# AIM OF THE EXERCISE
Copy, exactly and only, the lines from the one with "Emit a component" up to and including the one with "import * as", leaving pictures out.

----- STORED DATA -----

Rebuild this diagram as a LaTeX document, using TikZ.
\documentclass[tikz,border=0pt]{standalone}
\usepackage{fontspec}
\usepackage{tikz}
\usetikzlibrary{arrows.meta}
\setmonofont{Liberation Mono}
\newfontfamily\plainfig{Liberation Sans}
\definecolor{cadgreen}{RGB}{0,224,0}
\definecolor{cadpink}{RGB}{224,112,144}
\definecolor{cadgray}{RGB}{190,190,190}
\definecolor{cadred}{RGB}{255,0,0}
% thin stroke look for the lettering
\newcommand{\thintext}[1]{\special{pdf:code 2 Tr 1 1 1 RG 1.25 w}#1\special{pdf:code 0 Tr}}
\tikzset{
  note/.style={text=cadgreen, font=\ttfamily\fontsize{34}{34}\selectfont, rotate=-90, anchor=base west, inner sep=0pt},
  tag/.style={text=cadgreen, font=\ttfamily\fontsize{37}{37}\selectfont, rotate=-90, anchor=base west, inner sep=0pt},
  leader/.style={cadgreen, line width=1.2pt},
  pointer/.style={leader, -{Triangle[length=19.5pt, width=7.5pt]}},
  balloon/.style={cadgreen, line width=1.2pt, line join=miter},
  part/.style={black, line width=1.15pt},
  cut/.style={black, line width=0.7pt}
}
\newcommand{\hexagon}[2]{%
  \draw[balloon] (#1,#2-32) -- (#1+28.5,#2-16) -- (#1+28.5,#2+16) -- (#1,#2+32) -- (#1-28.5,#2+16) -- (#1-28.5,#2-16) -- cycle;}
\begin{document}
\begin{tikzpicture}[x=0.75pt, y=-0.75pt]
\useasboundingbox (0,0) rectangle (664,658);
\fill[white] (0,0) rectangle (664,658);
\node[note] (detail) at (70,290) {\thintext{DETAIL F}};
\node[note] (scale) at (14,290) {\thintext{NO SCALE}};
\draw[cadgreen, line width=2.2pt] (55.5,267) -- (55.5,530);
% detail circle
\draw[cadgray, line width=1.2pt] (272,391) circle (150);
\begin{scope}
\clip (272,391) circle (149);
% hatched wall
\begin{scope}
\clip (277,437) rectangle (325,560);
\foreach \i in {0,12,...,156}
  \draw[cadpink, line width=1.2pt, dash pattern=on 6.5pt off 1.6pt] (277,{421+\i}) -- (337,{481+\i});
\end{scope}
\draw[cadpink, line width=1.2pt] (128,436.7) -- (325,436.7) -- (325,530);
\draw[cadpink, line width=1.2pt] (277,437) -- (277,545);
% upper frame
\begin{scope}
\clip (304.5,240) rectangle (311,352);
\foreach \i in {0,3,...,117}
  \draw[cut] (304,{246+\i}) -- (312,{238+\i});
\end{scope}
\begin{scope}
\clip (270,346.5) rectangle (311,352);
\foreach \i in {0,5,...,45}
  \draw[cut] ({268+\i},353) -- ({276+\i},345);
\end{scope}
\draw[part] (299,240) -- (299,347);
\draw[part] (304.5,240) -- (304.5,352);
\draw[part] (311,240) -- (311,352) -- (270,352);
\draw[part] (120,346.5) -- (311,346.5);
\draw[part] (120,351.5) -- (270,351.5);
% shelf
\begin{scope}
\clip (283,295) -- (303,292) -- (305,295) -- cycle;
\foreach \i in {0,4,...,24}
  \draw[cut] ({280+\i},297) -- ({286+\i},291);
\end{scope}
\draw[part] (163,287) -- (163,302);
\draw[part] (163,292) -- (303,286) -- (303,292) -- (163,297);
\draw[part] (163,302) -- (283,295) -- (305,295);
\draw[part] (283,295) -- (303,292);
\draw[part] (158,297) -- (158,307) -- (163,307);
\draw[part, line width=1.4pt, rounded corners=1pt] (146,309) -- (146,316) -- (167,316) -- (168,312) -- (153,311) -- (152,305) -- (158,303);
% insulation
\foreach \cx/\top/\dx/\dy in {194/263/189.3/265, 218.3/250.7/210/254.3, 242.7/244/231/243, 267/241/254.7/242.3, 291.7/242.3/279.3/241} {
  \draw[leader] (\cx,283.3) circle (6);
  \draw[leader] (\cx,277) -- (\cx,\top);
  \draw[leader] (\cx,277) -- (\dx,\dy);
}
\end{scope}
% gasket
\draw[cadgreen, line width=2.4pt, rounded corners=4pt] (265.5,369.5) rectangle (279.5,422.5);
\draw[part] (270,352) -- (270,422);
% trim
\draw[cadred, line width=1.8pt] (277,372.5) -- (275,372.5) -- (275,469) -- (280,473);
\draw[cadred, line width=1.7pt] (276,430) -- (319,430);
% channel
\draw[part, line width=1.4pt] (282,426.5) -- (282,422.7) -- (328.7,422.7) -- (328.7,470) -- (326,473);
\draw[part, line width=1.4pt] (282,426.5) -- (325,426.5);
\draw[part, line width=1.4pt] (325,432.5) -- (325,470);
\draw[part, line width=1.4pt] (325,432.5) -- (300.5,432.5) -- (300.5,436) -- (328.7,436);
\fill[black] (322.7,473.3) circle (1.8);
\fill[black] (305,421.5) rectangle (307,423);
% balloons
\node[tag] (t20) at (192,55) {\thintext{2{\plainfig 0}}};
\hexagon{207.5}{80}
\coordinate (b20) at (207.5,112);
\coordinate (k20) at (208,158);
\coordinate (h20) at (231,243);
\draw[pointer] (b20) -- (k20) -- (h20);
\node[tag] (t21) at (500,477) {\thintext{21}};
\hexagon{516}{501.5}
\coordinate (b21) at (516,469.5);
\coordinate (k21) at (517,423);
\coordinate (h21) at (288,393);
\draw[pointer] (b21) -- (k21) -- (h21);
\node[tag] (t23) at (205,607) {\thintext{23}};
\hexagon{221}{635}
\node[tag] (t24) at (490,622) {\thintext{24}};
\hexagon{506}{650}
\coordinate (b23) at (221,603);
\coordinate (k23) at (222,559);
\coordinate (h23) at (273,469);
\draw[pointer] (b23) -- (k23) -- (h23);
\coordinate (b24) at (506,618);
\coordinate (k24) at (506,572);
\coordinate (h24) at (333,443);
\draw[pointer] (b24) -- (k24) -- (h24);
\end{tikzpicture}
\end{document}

-----
----- STORED DATA -----

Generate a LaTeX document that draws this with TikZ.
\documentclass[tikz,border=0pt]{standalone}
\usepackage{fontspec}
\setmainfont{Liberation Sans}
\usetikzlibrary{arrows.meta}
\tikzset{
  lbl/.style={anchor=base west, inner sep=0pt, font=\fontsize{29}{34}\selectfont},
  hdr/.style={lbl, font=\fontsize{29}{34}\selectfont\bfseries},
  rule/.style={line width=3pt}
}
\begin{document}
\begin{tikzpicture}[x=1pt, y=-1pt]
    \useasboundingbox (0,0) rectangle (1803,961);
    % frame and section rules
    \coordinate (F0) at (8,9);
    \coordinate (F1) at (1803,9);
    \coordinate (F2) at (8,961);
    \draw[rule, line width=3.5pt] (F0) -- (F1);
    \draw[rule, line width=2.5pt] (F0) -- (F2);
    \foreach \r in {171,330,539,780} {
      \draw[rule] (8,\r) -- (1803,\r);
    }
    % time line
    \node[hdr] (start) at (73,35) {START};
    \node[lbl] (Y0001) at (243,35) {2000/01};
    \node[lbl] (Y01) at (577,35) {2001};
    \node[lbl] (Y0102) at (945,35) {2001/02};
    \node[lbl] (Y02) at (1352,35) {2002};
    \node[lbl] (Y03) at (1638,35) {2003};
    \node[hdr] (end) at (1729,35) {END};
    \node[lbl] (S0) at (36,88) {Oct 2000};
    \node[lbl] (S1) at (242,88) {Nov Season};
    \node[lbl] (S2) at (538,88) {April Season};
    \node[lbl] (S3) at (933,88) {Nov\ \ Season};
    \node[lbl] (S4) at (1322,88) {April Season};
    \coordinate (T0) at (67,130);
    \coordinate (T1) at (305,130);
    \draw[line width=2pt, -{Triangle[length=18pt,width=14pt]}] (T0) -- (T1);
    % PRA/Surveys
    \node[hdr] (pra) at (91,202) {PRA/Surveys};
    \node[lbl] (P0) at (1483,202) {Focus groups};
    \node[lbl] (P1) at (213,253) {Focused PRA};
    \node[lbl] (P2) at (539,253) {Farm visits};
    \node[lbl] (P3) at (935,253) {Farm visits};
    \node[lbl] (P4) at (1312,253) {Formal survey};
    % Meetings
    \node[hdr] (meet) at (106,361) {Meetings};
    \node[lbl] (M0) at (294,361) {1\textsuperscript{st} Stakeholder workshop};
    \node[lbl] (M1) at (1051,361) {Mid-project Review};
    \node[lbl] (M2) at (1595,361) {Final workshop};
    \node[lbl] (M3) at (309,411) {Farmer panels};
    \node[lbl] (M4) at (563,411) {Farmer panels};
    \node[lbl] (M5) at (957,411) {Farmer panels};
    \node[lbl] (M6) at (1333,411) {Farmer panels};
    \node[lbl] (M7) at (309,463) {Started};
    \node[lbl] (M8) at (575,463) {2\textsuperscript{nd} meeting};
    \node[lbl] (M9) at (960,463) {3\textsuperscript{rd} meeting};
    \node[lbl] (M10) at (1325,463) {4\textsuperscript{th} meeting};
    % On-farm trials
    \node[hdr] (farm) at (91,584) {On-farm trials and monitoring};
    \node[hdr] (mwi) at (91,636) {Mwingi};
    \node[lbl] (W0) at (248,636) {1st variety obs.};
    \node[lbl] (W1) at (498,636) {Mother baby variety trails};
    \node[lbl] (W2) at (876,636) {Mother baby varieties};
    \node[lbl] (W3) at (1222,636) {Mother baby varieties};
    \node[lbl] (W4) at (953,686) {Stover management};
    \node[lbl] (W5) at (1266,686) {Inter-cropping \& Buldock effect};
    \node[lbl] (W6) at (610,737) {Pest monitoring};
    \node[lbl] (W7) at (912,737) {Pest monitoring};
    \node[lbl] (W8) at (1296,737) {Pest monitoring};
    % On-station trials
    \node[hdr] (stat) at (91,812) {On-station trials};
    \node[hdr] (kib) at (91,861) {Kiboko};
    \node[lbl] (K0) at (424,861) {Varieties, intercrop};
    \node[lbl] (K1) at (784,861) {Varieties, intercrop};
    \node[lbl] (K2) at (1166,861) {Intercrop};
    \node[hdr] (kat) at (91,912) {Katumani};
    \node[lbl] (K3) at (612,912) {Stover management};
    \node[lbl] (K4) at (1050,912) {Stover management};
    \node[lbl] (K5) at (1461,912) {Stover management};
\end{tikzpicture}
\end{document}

-----
----- STORED DATA -----

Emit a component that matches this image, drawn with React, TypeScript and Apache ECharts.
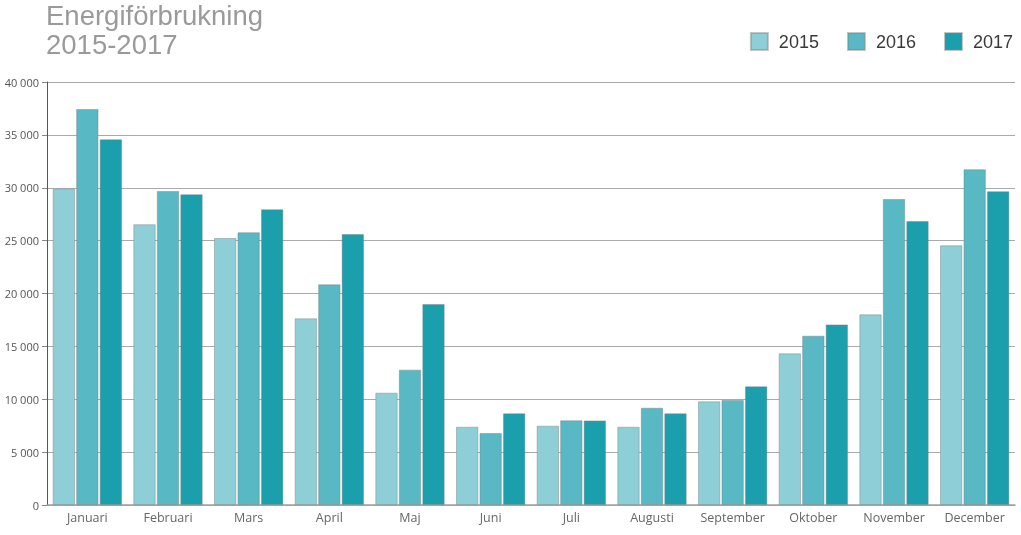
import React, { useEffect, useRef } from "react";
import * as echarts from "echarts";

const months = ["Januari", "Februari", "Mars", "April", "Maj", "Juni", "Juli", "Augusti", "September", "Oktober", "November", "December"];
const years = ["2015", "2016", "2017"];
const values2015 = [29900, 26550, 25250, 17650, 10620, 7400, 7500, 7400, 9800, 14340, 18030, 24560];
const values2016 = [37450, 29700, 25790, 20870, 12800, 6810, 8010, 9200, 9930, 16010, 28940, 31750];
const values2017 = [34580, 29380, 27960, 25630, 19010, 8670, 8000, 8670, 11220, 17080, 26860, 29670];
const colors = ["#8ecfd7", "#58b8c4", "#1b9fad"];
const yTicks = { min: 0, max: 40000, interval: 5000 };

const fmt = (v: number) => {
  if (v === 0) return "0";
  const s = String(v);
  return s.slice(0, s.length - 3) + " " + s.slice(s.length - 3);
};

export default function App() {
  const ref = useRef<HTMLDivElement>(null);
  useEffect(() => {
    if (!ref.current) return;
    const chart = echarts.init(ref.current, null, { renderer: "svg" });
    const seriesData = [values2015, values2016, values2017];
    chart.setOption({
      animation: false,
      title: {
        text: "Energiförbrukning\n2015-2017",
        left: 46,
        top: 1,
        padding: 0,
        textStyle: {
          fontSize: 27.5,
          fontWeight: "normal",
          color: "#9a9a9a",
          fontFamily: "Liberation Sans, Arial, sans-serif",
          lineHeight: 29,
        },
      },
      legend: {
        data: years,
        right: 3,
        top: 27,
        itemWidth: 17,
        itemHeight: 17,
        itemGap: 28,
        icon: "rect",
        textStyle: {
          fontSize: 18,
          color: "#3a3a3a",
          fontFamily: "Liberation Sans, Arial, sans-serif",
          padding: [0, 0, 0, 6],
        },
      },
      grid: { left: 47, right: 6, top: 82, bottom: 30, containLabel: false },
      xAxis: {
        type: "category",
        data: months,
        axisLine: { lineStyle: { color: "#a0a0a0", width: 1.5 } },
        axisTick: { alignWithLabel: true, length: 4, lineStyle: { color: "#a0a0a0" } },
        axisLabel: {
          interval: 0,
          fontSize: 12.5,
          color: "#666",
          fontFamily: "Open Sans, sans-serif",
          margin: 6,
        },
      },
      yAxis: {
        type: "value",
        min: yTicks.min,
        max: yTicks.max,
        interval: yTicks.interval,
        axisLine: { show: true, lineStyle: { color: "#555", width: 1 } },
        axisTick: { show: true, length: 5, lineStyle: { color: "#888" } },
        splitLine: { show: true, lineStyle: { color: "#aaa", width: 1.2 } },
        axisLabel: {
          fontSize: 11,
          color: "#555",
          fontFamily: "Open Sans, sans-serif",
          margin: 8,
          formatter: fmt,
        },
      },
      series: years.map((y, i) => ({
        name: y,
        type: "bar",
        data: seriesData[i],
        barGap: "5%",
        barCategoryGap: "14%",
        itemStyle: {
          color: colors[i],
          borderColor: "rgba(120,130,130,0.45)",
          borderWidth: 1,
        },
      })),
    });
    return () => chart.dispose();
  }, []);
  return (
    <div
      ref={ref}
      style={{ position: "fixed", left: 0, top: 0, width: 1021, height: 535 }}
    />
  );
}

-----

# FINISHED TASK
Emit a component that matches this image, drawn with React, TypeScript and Apache ECharts.
import React, { useEffect, useRef } from "react";
import * as echarts from "echarts";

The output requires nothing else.